Bien sûr, les gardiens du temple crieront au scandale… alors même que les partitions de Tannhäuser et de Tristan sont rarement jouées dans leur intégralité ! Mais nous tenions à conserver l’esprit de « festival » voulu par le compositeur. Car hormis le wagnérophile familier des différentes lectures de l’œuvre, quel spectateur, parvenu au terme du cycle, serait capable de se souvenir de ce qu’il a vu, au mieux trois ans, au pire cinq ou six ans avant ? Deux jours – le premier consacré à Das Rheingold et Die Walküre, le second à Siegfried et Götterdämmerung –, ce n’est pas plus que le temps nécessaire au visionnage de la saga complète de Star Wars ! Plutôt que des microcoupures, nous avons opéré de grosses coupes franches, qui permettent à la fois de suivre le fil de l’action et de conserver dans leur totalité des passages traditionnellement jugés trop longs, comme le monologue de Wotan au deuxième acte de Die Walküre, pourtant indispensable à la compréhension du personnage. »

L’INTERVENTION D’UN COMPOSITEUR D’AUJOURD’HUI
C’est une première façon de se démarquer de Ring Saga (1990), version de la Tétralogie ramenée à neuf heures et dix-huit instruments par Jonathan Dove et Graham Vick – contre plus de douze heures avec l’orchestre au grand complet pour celle commandée par Laurent Joyeux –, et qui avait tourné à travers la France, à l’automne 2011, dans une production de T&M-Paris. La seconde est de proposer, plutôt qu’une simple mise en images, aussi ludique et efficace soit-elle, une authentique vision, justifiant le sous-titre accolé à Der Ring des Nibelungen, autant que le nom de Brice Pauset, compositeur en résidence à l’Opéra de Dijon, à celui de Richard Wagner. Hin und Zurück (Aller-retour) traduit en effet l’intention dramatique et musicale forte, non pas de faire table rase du passé, mais d’inscrire « l’œuvre d’art de l’avenir » dans une perspective allant de sa création à Bayreuth, en 1876, à aujourd’hui, en rendant hommage aux mises en scène qui ont participé à forger le mythe même du Ring.

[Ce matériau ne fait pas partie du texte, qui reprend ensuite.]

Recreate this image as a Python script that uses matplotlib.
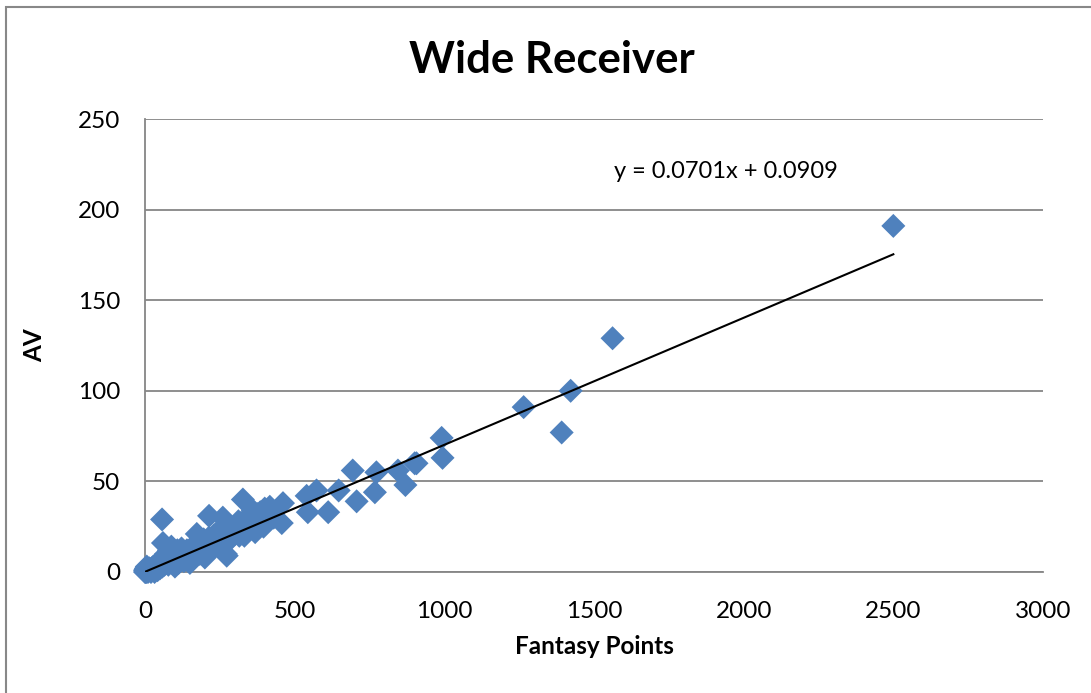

Ainsi, la tâche qui incombe à Brice Pauset (né en 1965) est double. D’une part, « des transitions à réaliser, absolument dans le style de Wagner, dues aux raccourcis et aux coupures qui, petit à petit, ont été opérées dans le contexte général du Ring. Il s’agit quelquefois d’une mesure, voire de pas de mesure du tout, car en trouvant le bon marqueur, il est possible de glisser d’une réplique à l’autre sans que nul ne s’en rende compte. Mais cela peut aussi aller jusqu’à 30 secondes, pour des raisons dramaturgiques qui correspondent parfois à des nécessités musicales, notamment lorsqu’un motif a besoin d’un peu plus de temps pour s’épanouir ». D’autre part, la création d’un prélude à chacun des deux jours du cycle : comme en exergue à Das Rheingold et à Siegfried, Die Alte Frau et Die Drei Nornen tendent à interroger le rapport du musicien contemporain à Wagner, autant qu’à éclairer la toile complexe minutieusement tissée par ce dernier.